Microsoft: unusual cash flow problems
Microsoft is reviewing what to do with its cash pile.
Microsoft is considering paying a special dividend of $10 billion, the largest corporate payout on record, to slim down its cash reserves of more than $46 billion. It has also been reviewing other options, including acquisitions - and while there is frequently speculation concerning takeovers, it could be a risky strategy for Microsoft to take.
Under pressure from shareholders anxious to extract greater value from the world's best performing major company, Microsoft is reported to be mulling over four options. It is looking at a share buyback, acquisitions, a higher annual dividend or a "special dividend" that could top the $10 billion mark. This could come in a single lump or may be spread over several quarters.
Microsoft shares rallied on world markets on Friday after reports on the possible payout emerged in the French financial daily Les Echos. The company made its first dividend payment earlier this year, encouraged by favorable tax treatment from US president George Bush.
Microsoft shares had already been riding high, following a Merrill Lynch analyst arguing that there could be some upside to the company's numbers.
Analyst Jason Maynard raised his fiscal 2004 earnings per share estimate to $1.09 from $1.04.
Mr Maynard said he was encouraged by modestly better PC unit numbers and positive feedback on the new server product releases. He also said his $33.3 billion revenue forecast for fiscal 2004 "is achievable and could show some upside in the second half."
Although it generates around $10 billion in cash every year, the Redmond-based company has always maintained a Scrooge-like grip on its reserves, insisting that it needs to buy back millions of shares issued to staff every year under stock options and to cover potential legal risks.

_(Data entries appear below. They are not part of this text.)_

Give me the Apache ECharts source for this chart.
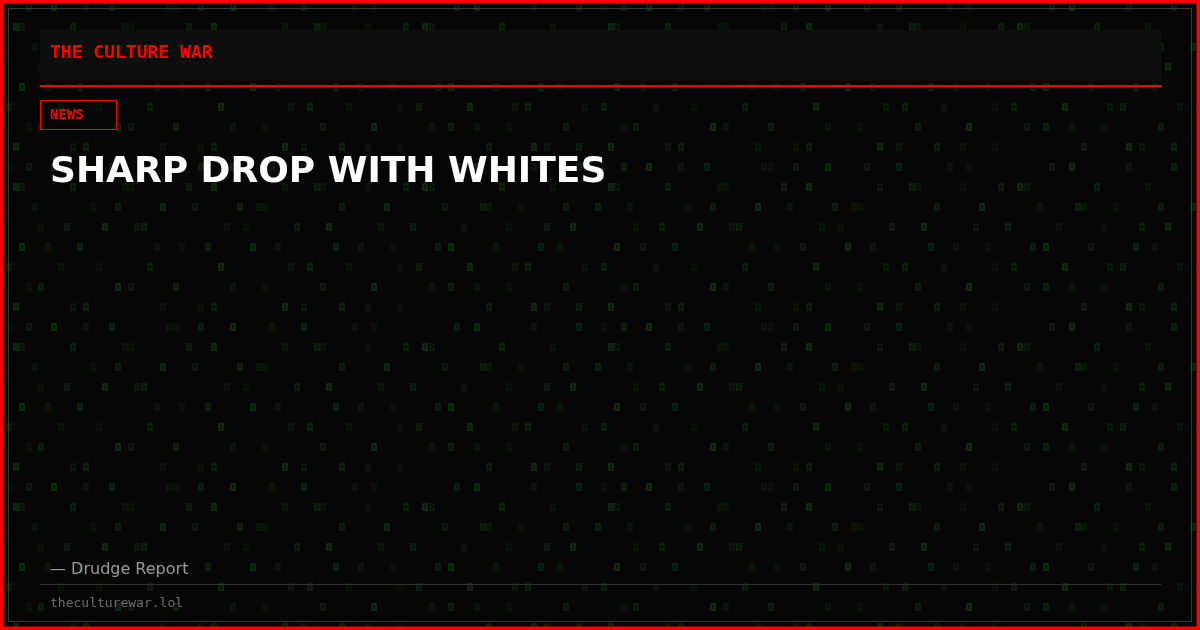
<!DOCTYPE html>
<html>
<head>
<meta charset="utf-8">
<style>
  html, body { margin: 0; padding: 0; background: #070707; }
  #chart { width: 1200px; height: 630px; }
</style>
<script src="https://cdn.jsdelivr.net/npm/echarts@6/dist/echarts.min.js"></script>
</head>
<body>
<div id="chart"></div>
<script>
// ---- content ----
const brandText = 'THE CULTURE WAR';
const tagText = 'NEWS';
const headlineText = 'SHARP DROP WITH WHITES';
const sourceText = '— Drudge Report';
const siteText = 'theculturewar.lol';

// ---- decorative background texture (hand-picked glyph columns per row of a tile) ----
const textureRow0 = [1, 4, 8, 13, 17, 26, 27, 31, 36, 42, 47, 55, 58, 71, 74, 83, 90];
const textureRow1 = [2, 3, 11, 19, 20, 29, 33, 44, 49, 50, 57, 63, 66, 67, 78, 86];
const textureRow2 = [0, 5, 14, 18, 25, 30, 37, 40, 41, 53, 60, 69, 75, 76, 81, 88];
const textureRow3 = [6, 10, 16, 21, 22, 35, 38, 46, 51, 59, 64, 72, 79, 85, 89];
const textureRow4 = [3, 7, 12, 24, 28, 32, 39, 43, 52, 56, 61, 68, 70, 77, 84, 87];
const textureRow5 = [1, 9, 15, 23, 34, 45, 48, 54, 62, 65, 73, 80, 82, 91];
const textureRow6 = [4, 6, 18, 20, 27, 36, 41, 50, 58, 67, 70, 74, 79, 88];
const textureRow7 = [2, 11, 13, 25, 31, 33, 44, 47, 53, 57, 62, 76, 83, 85, 90];

function makeTexture() {
  const pitch = 6.4, cols = 93, rowH = 20;
  const rows = [textureRow0, textureRow1, textureRow2, textureRow3,
                textureRow4, textureRow5, textureRow6, textureRow7];
  const c = document.createElement('canvas');
  c.width = Math.round(pitch * cols);
  c.height = rowH * rows.length;
  const ctx = c.getContext('2d');
  const levels = [0.25, 0.45, 0.7, 0.35, 0.55, 0.3];
  rows.forEach(function (row, r) {
    row.forEach(function (col, i) {
      const a = levels[(i + r * 2) % levels.length];
      const x = Math.round(col * pitch) + 0.5;
      const y = r * rowH + 3.5;
      ctx.fillStyle = 'rgba(8,35,8,' + a + ')';
      ctx.fillRect(x - 0.5, y - 0.5, 6, 8);
      ctx.strokeStyle = 'rgba(22,70,22,' + a + ')';
      ctx.lineWidth = 1;
      ctx.strokeRect(x + 0.5, y + 0.5, 4, 6);
    });
  });
  return c;
}

const chart = echarts.init(document.getElementById('chart'), null, { renderer: 'canvas' });
const texture = makeTexture();

const mono = '"DejaVu Sans Mono", monospace';
const sans = '"DejaVu Sans", sans-serif';

const option = {
  backgroundColor: '#060606',
  animation: false,
  graphic: [
    { type: 'rect', z: 0, silent: true, shape: { x: 0, y: 0, width: 1200, height: 630 },
      style: { fill: { image: texture, repeat: 'repeat' } } },
    // header band
    { type: 'rect', z: 1, shape: { x: 40, y: 30, width: 1121, height: 51 },
      style: { fill: '#0e0e0e' } },
    { type: 'text', z: 2, x: 50, y: 53,
      style: { text: brandText, fill: '#ff0000', font: 'bold 18px ' + mono, textVerticalAlign: 'middle' } },
    // red rule
    { type: 'rect', z: 2, shape: { x: 40, y: 85, width: 1121, height: 2 },
      style: { fill: '#ff0000' } },
    // tag box
    { type: 'rect', z: 2, shape: { x: 40.5, y: 100.5, width: 76, height: 29 },
      style: { fill: 'rgba(0,0,0,0)', stroke: '#ff0000', lineWidth: 1 } },
    { type: 'text', z: 3, x: 50, y: 115,
      style: { text: tagText, fill: '#ff0000', font: 'bold 14px ' + mono, textVerticalAlign: 'middle' } },
    // headline
    { type: 'text', z: 3, x: 50, y: 173,
      style: { text: headlineText, fill: '#ffffff', font: 'bold 36px ' + sans, textVerticalAlign: 'middle' } },
    // source
    { type: 'text', z: 3, x: 50, y: 570,
      style: { text: sourceText, fill: '#9a9a9a', font: '16px ' + sans, textVerticalAlign: 'middle' } },
    // footer rule
    { type: 'rect', z: 2, shape: { x: 40, y: 584, width: 1121, height: 1 },
      style: { fill: '#333333' } },
    { type: 'text', z: 3, x: 50, y: 604,
      style: { text: siteText, fill: '#6e6e6e', font: '13px ' + mono, textVerticalAlign: 'middle' } },
    // inner grey frame
    { type: 'rect', z: 4, shape: { x: 8.5, y: 8.5, width: 1183, height: 613 },
      style: { fill: 'rgba(0,0,0,0)', stroke: '#3a3a3a', lineWidth: 1 } },
    // outer red frame
    { type: 'rect', z: 5, shape: { x: 1.75, y: 1.75, width: 1196.5, height: 626.5 },
      style: { fill: 'rgba(0,0,0,0)', stroke: '#ff0000', lineWidth: 3.5 } }
  ]
};
chart.setOption(option);
</script>
</body>
</html>
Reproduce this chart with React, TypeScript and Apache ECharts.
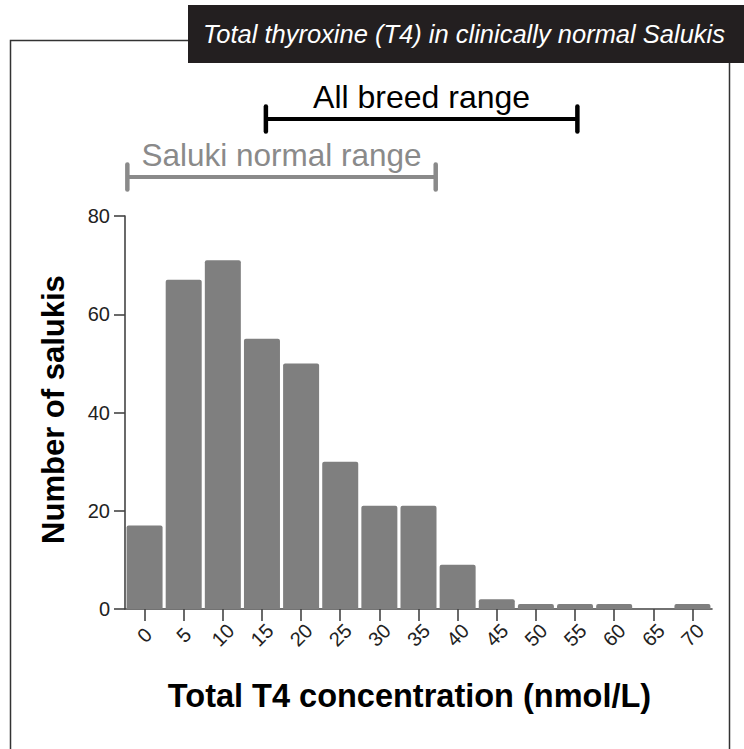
import React, { useEffect, useRef } from "react";
import * as echarts from "echarts";

const categories = ["0", "5", "10", "15", "20", "25", "30", "35", "40", "45", "50", "55", "60", "65", "70"];
const counts = [17, 67, 71, 55, 50, 30, 21, 21, 9, 2, 1, 1, 1, 0, 1];
const yTicks = { min: 0, max: 80, interval: 20 };
const rangeNames = ["All breed range", "Saluki normal range"];
const rangeStarts = [15.5, -2.2];
const rangeEnds = [55.3, 37.2];
const rangeColors = ["#000000", "#8a8a8a"];
const rangeFontSizes = [32, 31.5];
const titleText = "Total thyroxine (T4) in clinically normal Salukis";
const xTitle = "Total T4 concentration (nmol/L)";
const yTitle = "Number of salukis";

const FONT = '"Liberation Sans", Arial, sans-serif';

export default function App() {
  const ref = useRef<HTMLDivElement>(null);
  useEffect(() => {
    if (!ref.current) return;
    const chart = echarts.init(ref.current, undefined, { renderer: "svg" });
    const rangeData = rangeNames.map((_, i) => [rangeStarts[i], rangeEnds[i], i]);
    chart.setOption({
      animation: false,
      backgroundColor: "#ffffff",
      textStyle: { fontFamily: FONT },
      grid: [
        { left: 125, right: 32, top: 216, bottom: 140 },
        { left: 125, right: 32, top: 90, height: 116 },
      ],
      xAxis: [
        {
          type: "category",
          gridIndex: 0,
          data: categories,
          boundaryGap: true,
          axisLine: { show: true, lineStyle: { color: "#444", width: 1.6 } },
          axisTick: { show: true, alignWithLabel: true, length: 12, lineStyle: { color: "#444", width: 1.6 } },
          axisLabel: {
            rotate: 45,
            align: "center",
            verticalAlign: "middle",
            margin: 26,
            fontSize: 20,
            color: "#222",
            fontFamily: FONT,
          },
          name: xTitle,
          nameLocation: "middle",
          nameGap: 70,
          nameTextStyle: { fontSize: 32.5, fontWeight: "bold", color: "#000", fontFamily: FONT, padding: [0, 18, 0, 0] },
        },
        { type: "value", gridIndex: 1, min: -2.5, max: 72.5, show: false },
      ],
      yAxis: [
        {
          type: "value",
          gridIndex: 0,
          min: yTicks.min,
          max: yTicks.max,
          interval: yTicks.interval,
          splitLine: { show: false },
          axisLine: { show: true, lineStyle: { color: "#444", width: 1.6 } },
          axisTick: { show: true, length: 11, lineStyle: { color: "#444", width: 1.6 } },
          axisLabel: { fontSize: 20, color: "#222", margin: 15, fontFamily: FONT },
          name: yTitle,
          nameLocation: "middle",
          nameRotate: 90,
          nameGap: 56,
          nameTextStyle: { fontSize: 31, fontWeight: "bold", color: "#000", fontFamily: FONT, padding: [0, 0, 0, 6] },
        },
        { type: "category", gridIndex: 1, data: rangeNames, inverse: true, show: false },
      ],
      series: [
        {
          type: "bar",
          xAxisIndex: 0,
          yAxisIndex: 0,
          data: counts,
          barCategoryGap: "8%",
          itemStyle: { color: "#7f7f7f", borderRadius: [2, 2, 0, 0] },
        },
        {
          type: "custom",
          xAxisIndex: 1,
          yAxisIndex: 1,
          data: rangeData,
          renderItem: (params: any, api: any) => {
            const s = api.coord([api.value(0), api.value(2)]);
            const e = api.coord([api.value(1), api.value(2)]);
            const color = rangeColors[params.dataIndex];
            const label = rangeNames[params.dataIndex];
            const fs = rangeFontSizes[params.dataIndex];
            const cap = 12.5;
            return {
              type: "group",
              children: [
                { type: "line", shape: { x1: s[0], y1: s[1], x2: e[0], y2: e[1] }, style: { stroke: color, lineWidth: 4 } },
                { type: "line", shape: { x1: s[0], y1: s[1] - cap, x2: s[0], y2: s[1] + cap }, style: { stroke: color, lineWidth: 4.5, lineCap: "round" } },
                { type: "line", shape: { x1: e[0], y1: e[1] - cap, x2: e[0], y2: e[1] + cap }, style: { stroke: color, lineWidth: 4.5, lineCap: "round" } },
                {
                  type: "text",
                  x: (s[0] + e[0]) / 2,
                  y: s[1] - 22,
                  style: { text: label, fill: color, font: `${fs}px ${FONT}`, textAlign: "center", textVerticalAlign: "middle" },
                },
              ],
            };
          },
        },
      ],
      graphic: [
        {
          type: "polyline",
          shape: { points: [[188, 40.5], [10.5, 40.5], [10.5, 749]] },
          style: { stroke: "#333", lineWidth: 1.5, fill: "none" },
        },
        {
          type: "line",
          shape: { x1: 729.5, y1: 63, x2: 729.5, y2: 749 },
          style: { stroke: "#333", lineWidth: 1.5 },
        },
        {
          type: "rect",
          shape: { x: 188, y: 5, width: 556, height: 58 },
          style: { fill: "#231f20" },
        },
        {
          type: "text",
          x: 203,
          y: 34,
          style: {
            text: titleText,
            fill: "#ffffff",
            font: `italic 25.5px ${FONT}`,
            textAlign: "left",
            textVerticalAlign: "middle",
          },
        },
      ],
    });
    return () => chart.dispose();
  }, []);
  return <div ref={ref} style={{ position: "fixed", left: 0, top: 0, width: 744, height: 749 }} />;
}
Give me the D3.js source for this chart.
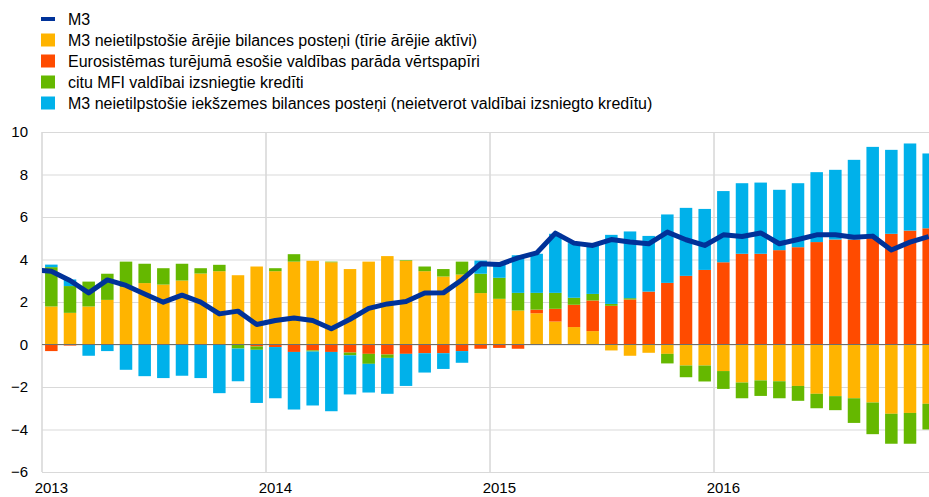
<!DOCTYPE html>
<meta charset="utf-8">
<head>
  <title>M3 counterparts</title>
</head>

<style>
body {
  margin: 0;
  background: #fff;
  font-family: Arial, "Liberation Sans", sans-serif;
}

svg text {
  fill: #000;
}

.grid line {
  stroke: #d9d9d9;
  stroke-width: 1.2px;
}

.year-line {
  stroke: #d9d9d9;
  stroke-width: 1.6px;
}

.zero-line {
  stroke: #6e6e6e;
  stroke-width: 1.2px;
}

.m3-line {
  fill: none;
  stroke: #003299;
  stroke-width: 5px;
  stroke-linejoin: round;
}
</style>

<body>
  <svg width="929" height="497"></svg>

  <script src="https://cdnjs.cloudflare.com/ajax/libs/d3/7.8.5/d3.min.js"></script>

  <script>
var years = ['2013', '2014', '2015', '2016'];
var yTicks = [-6, -4, -2, 0, 2, 4, 6, 8, 10];

var seriesNames = [
  'M3',
  'M3 neietilpstošie ārējie bilances posteņi (tīrie ārējie aktīvi)',
  'Eurosistēmas turējumā esošie valdības parāda vērtspapīri',
  'citu MFI valdībai izsniegtie kredīti',
  'M3 neietilpstošie iekšzemes bilances posteņi (neietverot valdībai izsniegto kredītu)'
];
var seriesColors = ['#003299', '#ffb400', '#ff4b00', '#65b800', '#00b1ea'];

// monthly contributions, Jan 2013 .. Dec 2016 (percentage points)
var netExternal = [
  1.79, 1.49, 1.79, 2.10, 2.70, 2.89, 2.82, 3.01, 3.34, 3.45, 3.26, 3.67,
  3.45, 3.90, 3.94, 3.87, 3.55, 3.90, 4.16, 3.94, 3.45, 3.20, 3.29, 2.42,
  2.15, 1.60, 1.47, 1.08, 0.82, 0.63, -0.28, -0.53, -0.39, -0.44, -0.99, -0.99,
  -1.25, -1.79, -1.69, -1.73, -1.95, -2.32, -2.43, -2.53, -2.73, -3.26, -3.22, -2.79
];
var eurosystemDebt = [
  -0.31, -0.05, 0, 0, 0, 0, 0, 0, 0, 0, 0, -0.09,
  -0.12, -0.35, -0.28, -0.35, -0.38, -0.44, -0.47, -0.44, -0.41, -0.41, -0.31, -0.20,
  -0.16, -0.20, 0.17, 0.60, 1.05, 1.44, 1.82, 2.12, 2.49, 2.90, 3.23, 3.51,
  3.87, 4.27, 4.27, 4.44, 4.58, 4.82, 4.94, 4.94, 5.05, 5.21, 5.36, 5.47
];
var mfiCredit = [
  1.85, 1.26, 1.17, 1.23, 1.20, 0.91, 0.77, 0.79, 0.25, 0.30, -0.19, -0.16,
  0.14, 0.35, -0.05, 0.03, -0.13, -0.47, -0.16, 0.03, 0.22, 0.35, 0.61, 0.91,
  0.99, 0.83, 0.79, 0.75, 0.33, 0.31, 0.09, 0.06, 0, -0.45, -0.55, -0.75,
  -0.84, -0.74, -0.73, -0.80, -0.70, -0.68, -0.66, -1.16, -1.49, -1.41, -1.45, -1.21
];
var domesticOther = [
  0.12, 0.31, -0.53, -0.31, -1.19, -1.49, -1.58, -1.47, -1.58, -2.29, -1.54, -2.50,
  -2.41, -2.71, -2.54, -2.79, -1.84, -1.35, -1.69, -1.51, -0.91, -0.74, -0.55, 0.62,
  0.62, 1.77, 1.84, 2.78, 2.57, 2.31, 3.25, 3.14, 2.62, 3.22, 3.20, 2.87,
  3.35, 3.32, 3.35, 2.84, 3.01, 3.29, 3.28, 3.75, 4.25, 3.95, 4.10, 3.52
];
// M3 annual growth, Dec 2012 .. Dec 2016
var m3 = [
  3.52,
  3.45, 3.01, 2.43, 3.04, 2.78, 2.38, 1.99, 2.32, 1.99, 1.44, 1.57, 0.94,
  1.13, 1.25, 1.13, 0.74, 1.19, 1.70, 1.91, 2.02, 2.42, 2.43, 3.05, 3.80,
  3.76, 4.08, 4.31, 5.24, 4.77, 4.66, 4.94, 4.82, 4.74, 5.29, 4.93, 4.66,
  5.16, 5.08, 5.25, 4.74, 4.94, 5.16, 5.16, 5.05, 5.10, 4.45, 4.82, 5.08
];

var plotLeft = 42, plotRight = 929, plotTop = 132, plotBottom = 472;
var nMonths = netExternal.length;

var svg = d3.select('svg');

var x = d3.scaleLinear().domain([0, nMonths]).range([plotLeft, plotLeft + 18.667 * nMonths]);
var y = d3.scaleLinear().domain([-6, 10]).range([plotBottom, plotTop]);
var step = x(1) - x(0);
var barWidth = step * 0.67;

svg.append('defs').append('clipPath').attr('id', 'plot-clip')
  .append('rect')
  .attr('x', plotLeft).attr('y', 0)
  .attr('width', plotRight - plotLeft).attr('height', 497);

// Horizontal gridlines + y labels
var yAxis = svg.append('g')
  .attr('class', 'grid')
  .attr('transform', 'translate(' + plotLeft + ',0)')
  .call(d3.axisLeft(y).tickValues(yTicks).tickSize(-(plotRight - plotLeft)).tickPadding(14).tickFormat(d3.format('d')));
yAxis.select('.domain').remove();
yAxis.selectAll('text')
  .style('font-size', '15px')
  .style('font-family', 'Arial, "Liberation Sans", sans-serif')
  .attr('fill', '#000');

// Vertical year lines (incl. left edge)
svg.append('g')
  .selectAll('line')
  .data(years)
  .join('line')
  .attr('class', 'year-line')
  .attr('x1', function(d, i) { return x(i * 12); })
  .attr('x2', function(d, i) { return x(i * 12); })
  .attr('y1', plotTop)
  .attr('y2', plotBottom);

// Year labels
svg.append('g')
  .selectAll('text')
  .data(years)
  .join('text')
  .attr('x', function(d, i) { return x(i * 12 + 0.5); })
  .attr('y', 493)
  .attr('text-anchor', 'middle')
  .style('font-size', '15px')
  .text(function(d) { return d; });

// Stacked bars
var table = netExternal.map(function(d, i) {
  return {
    i: i,
    ext: netExternal[i],
    eur: eurosystemDebt[i],
    mfi: mfiCredit[i],
    dom: domesticOther[i]
  };
});
var keys = ['ext', 'eur', 'mfi', 'dom'];
var stacked = d3.stack().keys(keys).offset(d3.stackOffsetDiverging)(table);

var plot = svg.append('g').attr('clip-path', 'url(#plot-clip)');

plot.append('g')
  .selectAll('g')
  .data(stacked)
  .join('g')
  .attr('fill', function(d, k) { return seriesColors[k + 1]; })
  .selectAll('rect')
  .data(function(d) { return d; })
  .join('rect')
  .attr('x', function(d) { return x(d.data.i + 0.5) - barWidth / 2; })
  .attr('width', barWidth)
  .attr('y', function(d) { return y(Math.max(d[0], d[1])); })
  .attr('height', function(d) { return Math.abs(y(d[0]) - y(d[1])); });

// Zero line
plot.append('line')
  .attr('class', 'zero-line')
  .attr('x1', plotLeft).attr('x2', plotRight)
  .attr('y1', y(0)).attr('y2', y(0));

// M3 line (first value is Dec 2012, falls left of the plot)
var line = d3.line()
  .x(function(d, i) { return x(i - 0.5); })
  .y(function(d) { return y(d); });

plot.append('path')
  .datum(m3)
  .attr('class', 'm3-line')
  .attr('d', line);

// Legend
var legend = svg.append('g')
  .selectAll('g')
  .data(seriesNames)
  .join('g')
  .attr('transform', function(d, i) { return 'translate(41,' + (19 + i * 21) + ')'; });

legend.append('rect')
  .attr('x', 0)
  .attr('y', function(d, i) { return i === 0 ? -2 : -6.5; })
  .attr('width', 14)
  .attr('height', function(d, i) { return i === 0 ? 4 : 13; })
  .attr('fill', function(d, i) { return seriesColors[i]; });

legend.append('text')
  .attr('x', 27)
  .attr('y', 5.5)
  .style('font-size', '16px')
  .text(function(d) { return d; });
  </script>
</body>
</html>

Acquisitions are an obvious way that Microsoft could shrink its cash pile and it is forever being linked with potential buys, most recently with struggling CRM vendor Siebel Systems and financial software provider Sage Group. However, given that regulators keep a sharp eye on Microsoft in view of its dominant position in desktop and server software, buying other companies is a risky route to take, especially given that it already has the ability to colonize new markets with software developed in-house.